▸ **TO BE DONE**:
Leave out the pictures and set down exactly the lines from the start of the listing through the one with "const plotL = 10, plotR", both included.

▸ **MATERIAL**:
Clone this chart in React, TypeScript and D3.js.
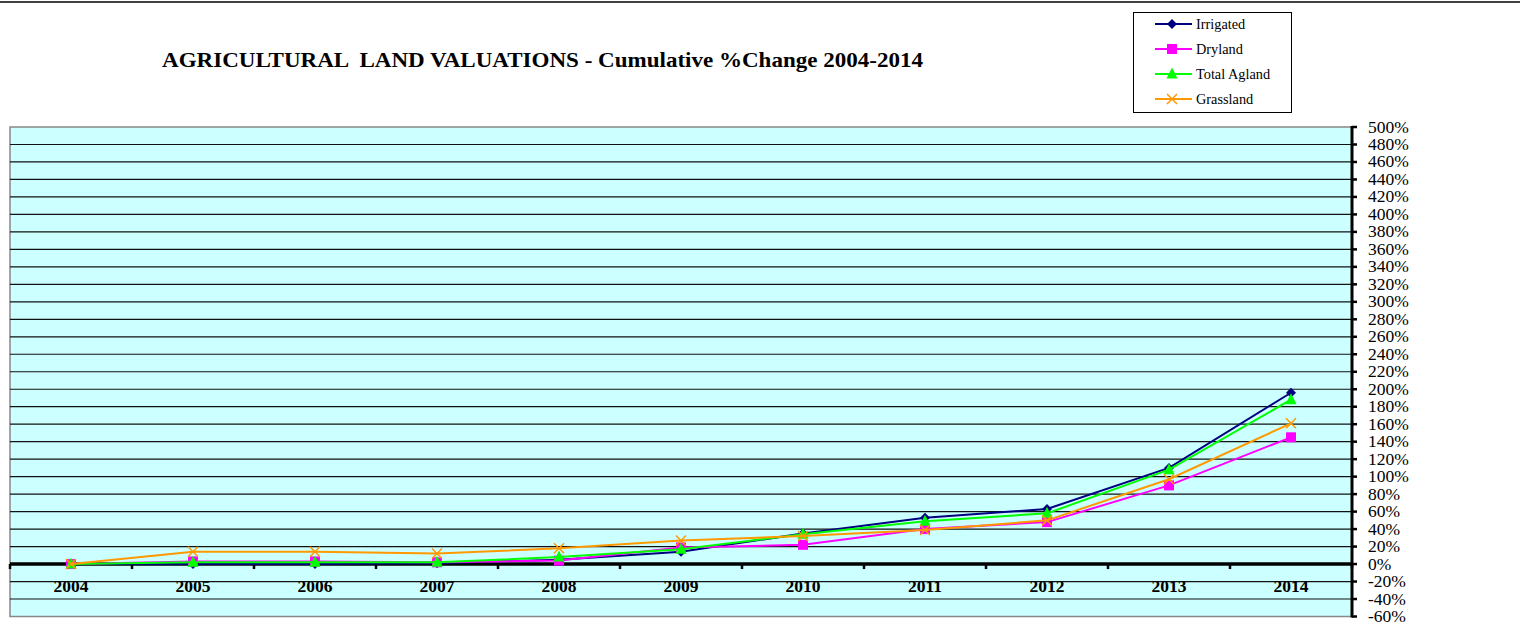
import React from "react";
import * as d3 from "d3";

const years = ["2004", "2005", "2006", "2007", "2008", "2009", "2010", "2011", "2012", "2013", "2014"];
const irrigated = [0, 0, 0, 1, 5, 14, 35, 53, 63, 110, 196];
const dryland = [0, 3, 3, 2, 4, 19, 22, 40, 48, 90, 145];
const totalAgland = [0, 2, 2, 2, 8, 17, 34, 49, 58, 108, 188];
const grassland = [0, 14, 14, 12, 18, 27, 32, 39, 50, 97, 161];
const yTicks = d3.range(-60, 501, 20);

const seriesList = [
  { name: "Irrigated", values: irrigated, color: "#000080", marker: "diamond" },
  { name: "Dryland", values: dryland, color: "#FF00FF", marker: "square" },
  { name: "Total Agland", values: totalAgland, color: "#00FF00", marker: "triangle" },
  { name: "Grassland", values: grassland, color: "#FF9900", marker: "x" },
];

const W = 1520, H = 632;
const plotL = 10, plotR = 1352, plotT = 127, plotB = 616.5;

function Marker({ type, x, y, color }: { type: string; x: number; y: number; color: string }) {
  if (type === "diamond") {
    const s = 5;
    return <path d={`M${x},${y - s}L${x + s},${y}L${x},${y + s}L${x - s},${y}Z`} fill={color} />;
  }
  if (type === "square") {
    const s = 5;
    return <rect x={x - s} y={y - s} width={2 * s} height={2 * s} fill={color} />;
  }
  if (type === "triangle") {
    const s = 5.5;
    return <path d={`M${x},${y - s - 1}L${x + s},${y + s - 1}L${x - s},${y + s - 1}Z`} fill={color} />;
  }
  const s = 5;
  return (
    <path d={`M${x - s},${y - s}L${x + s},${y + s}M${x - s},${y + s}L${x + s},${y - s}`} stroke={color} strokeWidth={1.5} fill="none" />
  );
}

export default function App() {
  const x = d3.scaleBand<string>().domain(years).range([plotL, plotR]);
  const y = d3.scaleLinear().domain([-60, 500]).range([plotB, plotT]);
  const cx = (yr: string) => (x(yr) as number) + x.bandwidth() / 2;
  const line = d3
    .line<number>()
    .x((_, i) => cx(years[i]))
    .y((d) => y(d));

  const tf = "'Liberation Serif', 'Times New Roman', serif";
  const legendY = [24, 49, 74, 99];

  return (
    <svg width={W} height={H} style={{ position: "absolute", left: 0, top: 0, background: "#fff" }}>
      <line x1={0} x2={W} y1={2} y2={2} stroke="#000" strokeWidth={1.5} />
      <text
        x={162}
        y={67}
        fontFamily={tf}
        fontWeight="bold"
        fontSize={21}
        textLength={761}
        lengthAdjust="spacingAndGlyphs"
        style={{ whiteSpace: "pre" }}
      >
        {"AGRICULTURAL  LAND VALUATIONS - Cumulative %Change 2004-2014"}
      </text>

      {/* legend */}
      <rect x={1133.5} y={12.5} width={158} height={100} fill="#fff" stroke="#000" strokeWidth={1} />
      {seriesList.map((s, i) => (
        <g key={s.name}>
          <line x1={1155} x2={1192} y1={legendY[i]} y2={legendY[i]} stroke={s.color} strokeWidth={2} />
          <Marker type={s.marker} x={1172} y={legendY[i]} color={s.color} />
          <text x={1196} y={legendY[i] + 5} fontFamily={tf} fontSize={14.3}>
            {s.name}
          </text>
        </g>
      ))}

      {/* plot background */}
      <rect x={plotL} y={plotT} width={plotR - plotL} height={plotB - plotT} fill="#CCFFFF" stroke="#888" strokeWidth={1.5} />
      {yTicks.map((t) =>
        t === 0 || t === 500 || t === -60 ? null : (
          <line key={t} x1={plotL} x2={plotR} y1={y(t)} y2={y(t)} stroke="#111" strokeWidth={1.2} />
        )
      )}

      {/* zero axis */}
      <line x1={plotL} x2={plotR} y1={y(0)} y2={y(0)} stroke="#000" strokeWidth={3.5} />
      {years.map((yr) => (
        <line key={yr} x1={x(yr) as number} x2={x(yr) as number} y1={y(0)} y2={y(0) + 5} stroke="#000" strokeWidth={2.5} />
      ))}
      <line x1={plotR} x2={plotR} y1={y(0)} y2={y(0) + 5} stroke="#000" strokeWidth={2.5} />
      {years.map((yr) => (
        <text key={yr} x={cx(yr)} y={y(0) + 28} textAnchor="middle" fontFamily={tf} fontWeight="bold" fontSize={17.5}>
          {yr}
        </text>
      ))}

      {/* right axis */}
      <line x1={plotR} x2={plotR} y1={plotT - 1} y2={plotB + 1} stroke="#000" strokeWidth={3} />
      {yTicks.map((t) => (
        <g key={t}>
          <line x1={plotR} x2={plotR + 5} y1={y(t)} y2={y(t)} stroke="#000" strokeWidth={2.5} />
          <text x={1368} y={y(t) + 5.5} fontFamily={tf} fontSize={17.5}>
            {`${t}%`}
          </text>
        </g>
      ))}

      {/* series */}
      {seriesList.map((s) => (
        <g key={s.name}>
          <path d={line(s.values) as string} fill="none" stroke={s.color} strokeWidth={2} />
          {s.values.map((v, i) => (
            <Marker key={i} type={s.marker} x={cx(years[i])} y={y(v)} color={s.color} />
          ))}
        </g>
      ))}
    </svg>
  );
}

▸ **FINISHED ANSWER**:
Clone this chart in React, TypeScript and D3.js.
import React from "react";
import * as d3 from "d3";

const years = ["2004", "2005", "2006", "2007", "2008", "2009", "2010", "2011", "2012", "2013", "2014"];
const irrigated = [0, 0, 0, 1, 5, 14, 35, 53, 63, 110, 196];
const dryland = [0, 3, 3, 2, 4, 19, 22, 40, 48, 90, 145];
const totalAgland = [0, 2, 2, 2, 8, 17, 34, 49, 58, 108, 188];
const grassland = [0, 14, 14, 12, 18, 27, 32, 39, 50, 97, 161];
const yTicks = d3.range(-60, 501, 20);

const seriesList = [
  { name: "Irrigated", values: irrigated, color: "#000080", marker: "diamond" },
  { name: "Dryland", values: dryland, color: "#FF00FF", marker: "square" },
  { name: "Total Agland", values: totalAgland, color: "#00FF00", marker: "triangle" },
  { name: "Grassland", values: grassland, color: "#FF9900", marker: "x" },
];

const W = 1520, H = 632;
const plotL = 10, plotR = 1352, plotT = 127, plotB = 616.5;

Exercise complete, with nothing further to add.